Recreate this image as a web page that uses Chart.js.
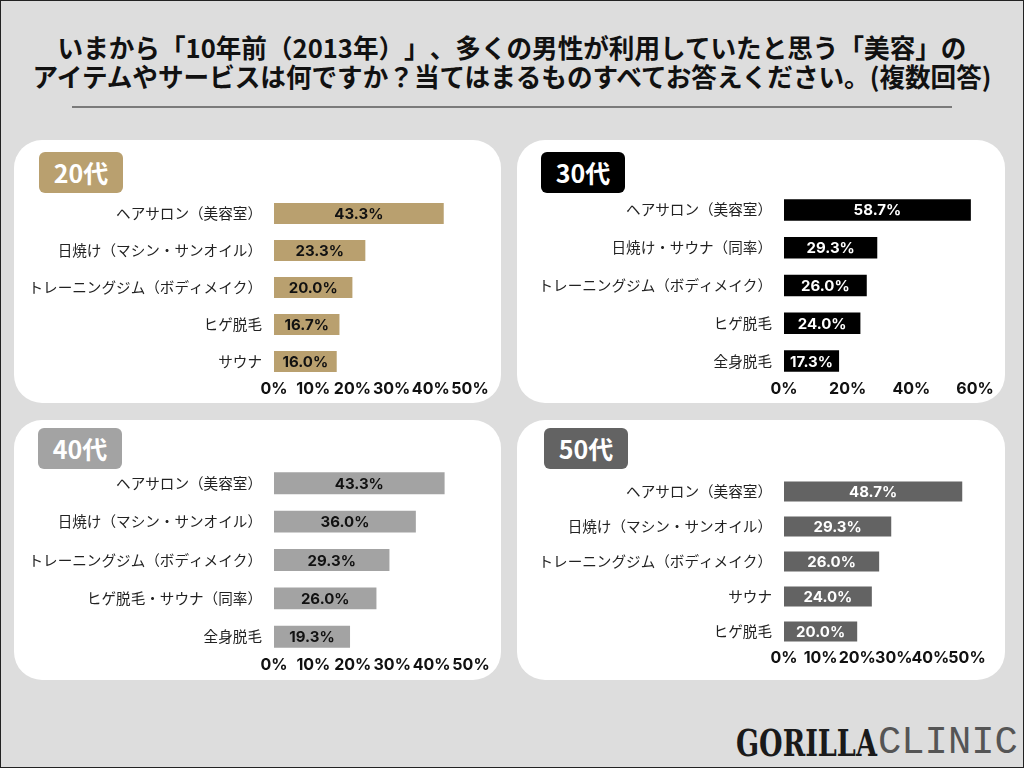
<!DOCTYPE html>
<html lang="ja">
<head>
<meta charset="utf-8">
<script src="https://cdn.jsdelivr.net/npm/chart.js@4.4.1/dist/chart.umd.min.js"></script>
<style>
  html, body { margin:0; padding:0; }
  body { width:1024px; height:768px; background:#dddddd; position:relative; overflow:hidden;
         font-family:"Noto Sans CJK JP", "Noto Sans", sans-serif; }
  #frame { position:absolute; left:0; top:0; width:1024px; height:768px; box-sizing:border-box; border:1px solid #222; pointer-events:none; }
  #title { position:absolute; left:0; top:32px; width:1024px; text-align:center; font-weight:700; font-size:25.6px; line-height:29px; color:#111; white-space:nowrap; text-spacing-trim: space-all; }
  #hr { position:absolute; left:72px; top:106px; width:880px; height:2px; background:#7a7a7a; }
  .panel { position:absolute; background:#ffffff; border-radius:28px; }
  .panel canvas { position:absolute; left:0; top:0; }
  .badge { position:absolute; width:84px; height:41px; border-radius:6px; color:#fff; font-weight:700; font-size:25px; line-height:41px; text-align:center; font-family:"Noto Sans CJK JP", sans-serif; }
  #logo { position:absolute; left:736px; top:721px; height:44px; white-space:nowrap; color:#1a1a1a; }
  #logo span { display:inline-block; transform-origin:left center; position:absolute; top:0; }
  #g1 { font-family:"DejaVu Serif", serif; font-weight:700; font-size:38px; line-height:44px; }
  #g2 { font-family:"Liberation Mono", monospace; font-weight:400; font-size:38px; line-height:44px; color:#555; }
</style>
</head>
<body>
<div id="title">いまから「10年前（2013年）」、多くの男性が利用していたと思う「美容」の<br>アイテムやサービスは何ですか？当てはまるものすべてお答えください。(複数回答)</div>
<div id="hr"></div>

<div class="panel" style="left:14px;top:140px;width:487px;height:263px"><canvas id="c20" width="487" height="263"></canvas></div>
<div class="panel" style="left:517px;top:140px;width:488px;height:263px"><canvas id="c30" width="488" height="263"></canvas></div>
<div class="panel" style="left:14px;top:420px;width:487px;height:260px"><canvas id="c40" width="487" height="260"></canvas></div>
<div class="panel" style="left:517px;top:420px;width:488px;height:260px"><canvas id="c50" width="488" height="260"></canvas></div>

<div class="badge" style="left:39px;top:152px;background:#b9a06f">20代</div>
<div class="badge" style="left:541px;top:152px;background:#000000">30代</div>
<div class="badge" style="left:38px;top:428px;background:#a3a3a3">40代</div>
<div class="badge" style="left:544px;top:428px;background:#636363">50代</div>

<div id="logo"><span id="g1">GORILLA</span><span id="g2">CLINIC</span></div>
<div id="frame"></div>

<script>
// ---- Data ----
const categories20 = ["ヘアサロン（美容室）", "日焼け（マシン・サンオイル）", "トレーニングジム（ボディメイク）", "ヒゲ脱毛", "サウナ"];
const values20 = [43.3, 23.3, 20.0, 16.7, 16.0];

const categories30 = ["ヘアサロン（美容室）", "日焼け・サウナ（同率）", "トレーニングジム（ボディメイク）", "ヒゲ脱毛", "全身脱毛"];
const values30 = [58.7, 29.3, 26.0, 24.0, 17.3];

const categories40 = ["ヘアサロン（美容室）", "日焼け（マシン・サンオイル）", "トレーニングジム（ボディメイク）", "ヒゲ脱毛・サウナ（同率）", "全身脱毛"];
const values40 = [43.3, 36.0, 29.3, 26.0, 19.3];

const categories50 = ["ヘアサロン（美容室）", "日焼け（マシン・サンオイル）", "トレーニングジム（ボディメイク）", "サウナ", "ヒゲ脱毛"];
const values50 = [48.7, 29.3, 26.0, 24.0, 20.0];

const ticks20 = [0, 10, 20, 30, 40, 50];
const ticks30 = [0, 20, 40, 60];
const ticks40 = [0, 10, 20, 30, 40, 50];
const ticks50 = [0, 10, 20, 30, 40, 50];

// ---- Logo sizing ----
(function(){
  const g1 = document.getElementById('g1'), g2 = document.getElementById('g2');
  const s1 = 141 / g1.offsetWidth, s2 = 140 / g2.offsetWidth;
  g1.style.transform = 'scaleX(' + s1 + ')';
  g2.style.left = '142px';
  g2.style.transform = 'scaleX(' + s2 + ')';
})();

// ---- Value label plugin ----
const valueLabels = {
  id: 'valueLabels',
  afterDatasetsDraw(chart, args, opts) {
    const ctx = chart.ctx;
    const meta = chart.getDatasetMeta(0);
    const data = chart.data.datasets[0].data;
    ctx.save();
    ctx.font = 'bold 15px Inter, "Noto Sans", sans-serif';
    ctx.fillStyle = opts.color || '#111';
    ctx.textAlign = 'center';
    ctx.textBaseline = 'middle';
    meta.data.forEach((bar, i) => {
      const x = (bar.x + bar.base) / 2;
      ctx.fillText(Number(data[i]).toFixed(1) + '%', x, bar.y + 1);
    });
    ctx.restore();
  }
};

function makeChart(id, labels, values, tickVals, color, textColor, area) {
  const cv = document.getElementById(id);
  const W = cv.width, H = cv.height;
  const maxV = tickVals[tickVals.length - 1];
  const step = tickVals[1] - tickVals[0];
  return new Chart(cv, {
    type: 'bar',
    data: {
      labels: labels,
      datasets: [{
        data: values,
        backgroundColor: color,
        borderWidth: 0,
        barPercentage: 0.57,
        categoryPercentage: 1.0
      }]
    },
    options: {
      indexAxis: 'y',
      responsive: false,
      animation: false,
      events: [],
      layout: { padding: { left: 0, top: area.top, right: W - area.right, bottom: 0 } },
      plugins: {
        legend: { display: false },
        tooltip: { enabled: false },
        title: { display: false },
        valueLabels: { color: textColor }
      },
      scales: {
        x: {
          min: 0, max: maxV,
          afterFit(scale) { scale.height = H - area.bottom; },
          afterBuildTicks(scale) { scale.ticks = tickVals.map(v => ({ value: v })); },
          grid: { display: false, drawTicks: false },
          border: { display: false },
          ticks: {
            autoSkip: false, maxRotation: 0, minRotation: 0, padding: 0,
            stepSize: step,
            color: '#111',
            font: { family: 'Inter, "Noto Sans", sans-serif', size: 16, weight: 'bold' },
            callback: (v) => v + '%'
          }
        },
        y: {
          afterFit(scale) { scale.width = area.left; },
          grid: { display: false, drawTicks: false },
          border: { display: false },
          ticks: {
            padding: 12,
            color: '#222',
            font: { family: '"Noto Sans CJK JP", sans-serif', size: 14.6 }
          }
        }
      }
    },
    plugins: [valueLabels]
  });
}

makeChart('c20', categories20, values20, ticks20, '#b9a06f', '#111111', { left: 260, right: 456, top: 55, bottom: 240 });
makeChart('c30', categories30, values30, ticks30, '#000000', '#ffffff', { left: 267, right: 458, top: 51, bottom: 240 });
makeChart('c40', categories40, values40, ticks40, '#a3a3a3', '#111111', { left: 260, right: 457, top: 44, bottom: 236 });
makeChart('c50', categories50, values50, ticks50, '#636363', '#ffffff', { left: 267, right: 450, top: 54, bottom: 229 });
</script>
</body>
</html>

----

_YOUR INSTRUCTIONS_. Using the material above, return every line exactly as it appears, minus the pictures.

_ANSWER TO THE PROBLEM_.
Recreate this image as a web page that uses Chart.js.
<!DOCTYPE html>
<html lang="ja">
<head>
<meta charset="utf-8">
<script src="https://cdn.jsdelivr.net/npm/chart.js@4.4.1/dist/chart.umd.min.js"></script>
<style>
  html, body { margin:0; padding:0; }
  body { width:1024px; height:768px; background:#dddddd; position:relative; overflow:hidden;
         font-family:"Noto Sans CJK JP", "Noto Sans", sans-serif; }
  #frame { position:absolute; left:0; top:0; width:1024px; height:768px; box-sizing:border-box; border:1px solid #222; pointer-events:none; }
  #title { position:absolute; left:0; top:32px; width:1024px; text-align:center; font-weight:700; font-size:25.6px; line-height:29px; color:#111; white-space:nowrap; text-spacing-trim: space-all; }
  #hr { position:absolute; left:72px; top:106px; width:880px; height:2px; background:#7a7a7a; }
  .panel { position:absolute; background:#ffffff; border-radius:28px; }
  .panel canvas { position:absolute; left:0; top:0; }
  .badge { position:absolute; width:84px; height:41px; border-radius:6px; color:#fff; font-weight:700; font-size:25px; line-height:41px; text-align:center; font-family:"Noto Sans CJK JP", sans-serif; }
  #logo { position:absolute; left:736px; top:721px; height:44px; white-space:nowrap; color:#1a1a1a; }
  #logo span { display:inline-block; transform-origin:left center; position:absolute; top:0; }
  #g1 { font-family:"DejaVu Serif", serif; font-weight:700; font-size:38px; line-height:44px; }
  #g2 { font-family:"Liberation Mono", monospace; font-weight:400; font-size:38px; line-height:44px; color:#555; }
</style>
</head>
<body>
<div id="title">いまから「10年前（2013年）」、多くの男性が利用していたと思う「美容」の<br>アイテムやサービスは何ですか？当てはまるものすべてお答えください。(複数回答)</div>
<div id="hr"></div>

<div class="panel" style="left:14px;top:140px;width:487px;height:263px"><canvas id="c20" width="487" height="263"></canvas></div>
<div class="panel" style="left:517px;top:140px;width:488px;height:263px"><canvas id="c30" width="488" height="263"></canvas></div>
<div class="panel" style="left:14px;top:420px;width:487px;height:260px"><canvas id="c40" width="487" height="260"></canvas></div>
<div class="panel" style="left:517px;top:420px;width:488px;height:260px"><canvas id="c50" width="488" height="260"></canvas></div>

<div class="badge" style="left:39px;top:152px;background:#b9a06f">20代</div>
<div class="badge" style="left:541px;top:152px;background:#000000">30代</div>
<div class="badge" style="left:38px;top:428px;background:#a3a3a3">40代</div>
<div class="badge" style="left:544px;top:428px;background:#636363">50代</div>

<div id="logo"><span id="g1">GORILLA</span><span id="g2">CLINIC</span></div>
<div id="frame"></div>

<script>
// ---- Data ----
const categories20 = ["ヘアサロン（美容室）", "日焼け（マシン・サンオイル）", "トレーニングジム（ボディメイク）", "ヒゲ脱毛", "サウナ"];
const values20 = [43.3, 23.3, 20.0, 16.7, 16.0];

const categories30 = ["ヘアサロン（美容室）", "日焼け・サウナ（同率）", "トレーニングジム（ボディメイク）", "ヒゲ脱毛", "全身脱毛"];
const values30 = [58.7, 29.3, 26.0, 24.0, 17.3];

const categories40 = ["ヘアサロン（美容室）", "日焼け（マシン・サンオイル）", "トレーニングジム（ボディメイク）", "ヒゲ脱毛・サウナ（同率）", "全身脱毛"];
const values40 = [43.3, 36.0, 29.3, 26.0, 19.3];

const categories50 = ["ヘアサロン（美容室）", "日焼け（マシン・サンオイル）", "トレーニングジム（ボディメイク）", "サウナ", "ヒゲ脱毛"];
const values50 = [48.7, 29.3, 26.0, 24.0, 20.0];

const ticks20 = [0, 10, 20, 30, 40, 50];
const ticks30 = [0, 20, 40, 60];
const ticks40 = [0, 10, 20, 30, 40, 50];
const ticks50 = [0, 10, 20, 30, 40, 50];

// ---- Logo sizing ----
(function(){
  const g1 = document.getElementById('g1'), g2 = document.getElementById('g2');
  const s1 = 141 / g1.offsetWidth, s2 = 140 / g2.offsetWidth;
  g1.style.transform = 'scaleX(' + s1 + ')';
  g2.style.left = '142px';
  g2.style.transform = 'scaleX(' + s2 + ')';
})();

// ---- Value label plugin ----
const valueLabels = {
  id: 'valueLabels',
  afterDatasetsDraw(chart, args, opts) {
    const ctx = chart.ctx;
    const meta = chart.getDatasetMeta(0);
    const data = chart.data.datasets[0].data;
    ctx.save();
    ctx.font = 'bold 15px Inter, "Noto Sans", sans-serif';
    ctx.fillStyle = opts.color || '#111';
    ctx.textAlign = 'center';
    ctx.textBaseline = 'middle';
    meta.data.forEach((bar, i) => {
      const x = (bar.x + bar.base) / 2;
      ctx.fillText(Number(data[i]).toFixed(1) + '%', x, bar.y + 1);
    });
    ctx.restore();
  }
};

function makeChart(id, labels, values, tickVals, color, textColor, area) {
  const cv = document.getElementById(id);
  const W = cv.width, H = cv.height;
  const maxV = tickVals[tickVals.length - 1];
  const step = tickVals[1] - tickVals[0];
  return new Chart(cv, {
    type: 'bar',
    data: {
      labels: labels,
      datasets: [{
        data: values,
        backgroundColor: color,
        borderWidth: 0,
        barPercentage: 0.57,
        categoryPercentage: 1.0
      }]
    },
    options: {
      indexAxis: 'y',
      responsive: false,
      animation: false,
      events: [],
      layout: { padding: { left: 0, top: area.top, right: W - area.right, bottom: 0 } },
      plugins: {
        legend: { display: false },
        tooltip: { enabled: false },
        title: { display: false },
        valueLabels: { color: textColor }
      },
      scales: {
        x: {
          min: 0, max: maxV,
          afterFit(scale) { scale.height = H - area.bottom; },
          afterBuildTicks(scale) { scale.ticks = tickVals.map(v => ({ value: v })); },
          grid: { display: false, drawTicks: false },
          border: { display: false },
          ticks: {
            autoSkip: false, maxRotation: 0, minRotation: 0, padding: 0,
            stepSize: step,
            color: '#111',
            font: { family: 'Inter, "Noto Sans", sans-serif', size: 16, weight: 'bold' },
            callback: (v) => v + '%'
          }
        },
        y: {
          afterFit(scale) { scale.width = area.left; },
          grid: { display: false, drawTicks: false },
          border: { display: false },
          ticks: {
            padding: 12,
            color: '#222',
            font: { family: '"Noto Sans CJK JP", sans-serif', size: 14.6 }
          }
        }
      }
    },
    plugins: [valueLabels]
  });
}

makeChart('c20', categories20, values20, ticks20, '#b9a06f', '#111111', { left: 260, right: 456, top: 55, bottom: 240 });
makeChart('c30', categories30, values30, ticks30, '#000000', '#ffffff', { left: 267, right: 458, top: 51, bottom: 240 });
makeChart('c40', categories40, values40, ticks40, '#a3a3a3', '#111111', { left: 260, right: 457, top: 44, bottom: 236 });
makeChart('c50', categories50, values50, ticks50, '#636363', '#ffffff', { left: 267, right: 450, top: 54, bottom: 229 });
</script>
</body>
</html>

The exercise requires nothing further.